The common saying from the film, "You may be through with the past, but the past isn't through with you", is often noted as the major theme, but it is only an example of how many of these characters use denial as a way of avoiding their troubles.  Anderson creates characters who are set in their ways, comfortable with the way things are, and unwilling to come to terms with the direction their lives have taken.  They are within their safety zones until he begins to complicate their situations with drugs, cancer, accidents and other real "things that happen" that cannot be explained away because they are inherently unfair.  They cannot be categorized, ordered, or explained by any theories nor expected by the characters limited paradigms that think everything will stay on track if they ignore the truth.  Problems are not magically resolved like Hollywood makes you believe they are.

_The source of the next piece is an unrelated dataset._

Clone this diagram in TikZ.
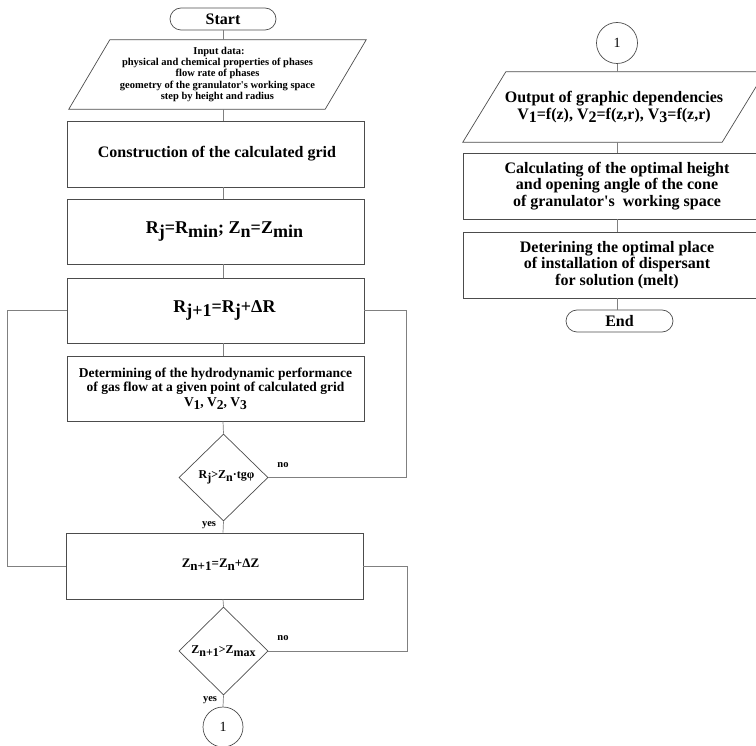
\documentclass[tikz,border=0pt]{standalone}
\usepackage{fontspec}
\setmainfont{Liberation Serif}
\usetikzlibrary{shapes.geometric,calc}
\newcommand\sbx[1]{\raisebox{-0.45ex}{#1}}
\newcommand\fsz[2]{\fontsize{#1}{#2}\selectfont}
\begin{document}
\begin{tikzpicture}[x=1pt,y=-1pt,
  boxline/.style={draw=black!70,line width=0.7pt},
  box/.style={boxline,rectangle,align=center,inner sep=0pt},
  term/.style={box,rounded corners=11pt},
  dec/.style={boxline,diamond,inner sep=0pt,align=center},
  conn/.style={draw=black!50,line width=0.7pt},
  con/.style={boxline,circle,inner sep=0pt,minimum size=41pt,font=\mdseries\fsz{14}{15}},
  lbl/.style={inner sep=0pt,font=\bfseries\fsz{10.5}{12}},
  font=\bfseries]
\useasboundingbox (0,0) rectangle (756,746);
\clip (0,0) rectangle (756,746);
\coordinate (axL) at (223,0);
\coordinate (axR) at (617,0);
\coordinate (lft) at (7,0);
\coordinate (rt1) at (406,0);
\coordinate (rt2) at (407,0);

% left column
\node[term,minimum width=106pt,minimum height=22pt,font=\bfseries\fsz{16}{17}] (start) at (223,19) {Start};
\node[inner sep=0pt,minimum width=297pt,minimum height=69pt,align=center,font=\bfseries\fsz{10.5}{11.4}] (inp) at (217.5,74.5)
  {\hspace*{3pt}Input data:\\ physical and chemical properties of phases\\ flow rate of phases\\ geometry of the granulator\textquotesingle s working space\\ step by height and radius};
\draw[boxline] (inp.south west) -- ($(inp.north west)+(41,0)$) -- (inp.north east) -- ($(inp.south east)+(-41,0)$) -- cycle;
\node[box,minimum width=297pt,minimum height=66pt,font=\bfseries\fsz{16}{17}] (cons) at (215.5,154) {\hspace*{3pt}Construction of the calculated grid};
\node[box,minimum width=297pt,minimum height=65pt,font=\bfseries\fsz{18}{20}] (init) at (215.5,231.5) {\hspace*{18pt}R\sbx{j}=R\sbx{min}; Z\sbx{n}=Z\sbx{min}};
\node[box,minimum width=297pt,minimum height=65pt,font=\bfseries\fsz{18}{20}] (rj) at (215.5,310.5) {\raisebox{4pt}{\hspace*{18pt}R\sbx{j+1}=R\sbx{j}+ΔR}};
\node[box,minimum width=297pt,minimum height=65pt,font=\bfseries\fsz{13.5}{14.5}] (det) at (215.5,388.5)
  {Determining of the hydrodynamic performance\\ of gas flow at a given point of calculated grid\\ V\sbx{1}, V\sbx{2}, V\sbx{3}};
\node[dec,minimum width=89pt,minimum height=87pt,font=\bfseries\fsz{12}{13}] (d1) at (223.5,477.5) {\hspace*{6pt}R\sbx{j}>Z\sbx{n}·tgφ};
\node[box,minimum width=297pt,minimum height=66pt,font=\bfseries\fsz{13}{14}] (zn) at (214.5,566) {\raisebox{5pt}{\hspace*{12pt}Z\sbx{n+1}=Z\sbx{n}+ΔZ}};
\node[dec,minimum width=89pt,minimum height=88pt,font=\bfseries\fsz{12}{13}] (d2) at (223.5,651) {Z\sbx{n+1}>Z\sbx{max}};
\node[con,minimum size=40pt] (c1) at (223,727) {1};

\node[lbl] (no1) at (283,465) {no};
\node[lbl] (yes1) at (209,525) {yes};
\node[lbl] (no2) at (283,638) {no};
\node[lbl] (yes2) at (210,700) {yes};

% right column
\node[con] (c2) at (617,43) {1};
\node[inner sep=0pt,minimum width=302pt,minimum height=70pt,align=center,font=\bfseries\fsz{16}{17}] (out) at (614,107)
  {Output of graphic dependencies\\ V\sbx{1}=f(z), V\sbx{2}=f(z,r), V\sbx{3}=f(z,r)};
\draw[boxline] (out.south west) -- ($(out.north west)+(43,0)$) -- (out.north east) -- ($(out.south east)+(-43,0)$) -- cycle;
\node[box,minimum width=308pt,minimum height=66pt,font=\bfseries\fsz{16}{16.7}] (calc) at (617,186)
  {Calculating of the optimal height\\ and opening angle of the cone\\ of granulator\textquotesingle s\ \ working space};
\node[box,minimum width=308pt,minimum height=66pt,font=\bfseries\fsz{16}{16.7}] (dis) at (617,265)
  {Deterining the optimal place\\ of installation of dispersant\\ for solution (melt)};
\node[term,minimum width=107pt,minimum height=22pt,font=\bfseries\fsz{16}{17}] (end) at (619.5,321) {End};

% connectors left
\draw[conn] (start.south) -- (axL |- inp.north);
\draw[conn] (axL |- inp.south) -- (axL |- cons.north);
\draw[conn] (axL |- cons.south) -- (axL |- init.north);
\draw[conn] (axL |- init.south) -- (axL |- rj.north);
\draw[conn] (axL |- rj.south) -- (axL |- det.north);
\draw[conn] (axL |- det.south) -- (d1.north);
\draw[conn] (d1.south) -- (axL |- zn.north);
\draw[conn] (axL |- zn.south) -- (d2.north);
\draw[conn] (d2.south) -- (c1.north);
\draw[conn] (zn.west) -- (zn.west -| lft) |- (rj.west);
\draw[conn] (d1.east) -- (d1.east -| rt1) |- (rj.east);
\draw[conn] (d2.east) -- (d2.east -| rt2) |- (zn.east);

% connectors right
\draw[conn] (c2.south) -- (axR |- out.north);
\draw[conn] (axR |- out.south) -- (axR |- calc.north);
\draw[conn] (axR |- calc.south) -- (axR |- dis.north);
\draw[conn] (axR |- dis.south) -- (axR |- end.north);
\end{tikzpicture}
\end{document}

The extent of everyone's ignorance is summed up in Hoffman's phone conversation where he states, "Now, this is the part of the movie where you help me."  Anderson's character's not only begin acting as if they are in a movie (unknowingly, aside from the sing-along sequence and the to-the-camera smile immediately preceding the final fade to black), but use the themes that Anderson explores throughout the film to justify the state of their lives.  The second half is as much a dialogue between PTA and his audience as the sprawling, whirlwind of fate, chance, coincidence that it has become famous for.  The absurdity of the ending - something that is often mentioned as its largest detriment and often accompanied by words like pretentious, bizarre, or pointless - reflects the absurdity of the character's expectations as well as our naivety in accepting the bogus explanations given to us throughout the film and expecting (and desiring) that everything turn out right in the end.  The feverish pace of the final hour, where everyone is confronted with something that shakes their preconceived notions of the world they live in, is unsustainable resulting in the final narrative explosion, the rain of frogs.  This ending, which contains the same amount of chance and coincidence as ten of the urban legends that begin the film, is Anderson's final wake-up call to the viewer.  If you think categorizing and explaining all of life's twists and turns will save you or that you can hide from life in a cocoon of your own creation, you might as well be waiting for a rain of frogs.  The character's in Magnolia get their miracle happy ending, but it's made abundantly clear that we cannot expect the same.  As depressing as this revelation may seem, Anderson meets this despair with a warm heart.  While much in this film is purposefully insincere, the loyalty, love, hope, and humanity is real.  Although we must accept life as it is rather than as we feel it should be, if we greet it with compassion and understanding, we might just it make it through and sometimes, just maybe, get that happy ending.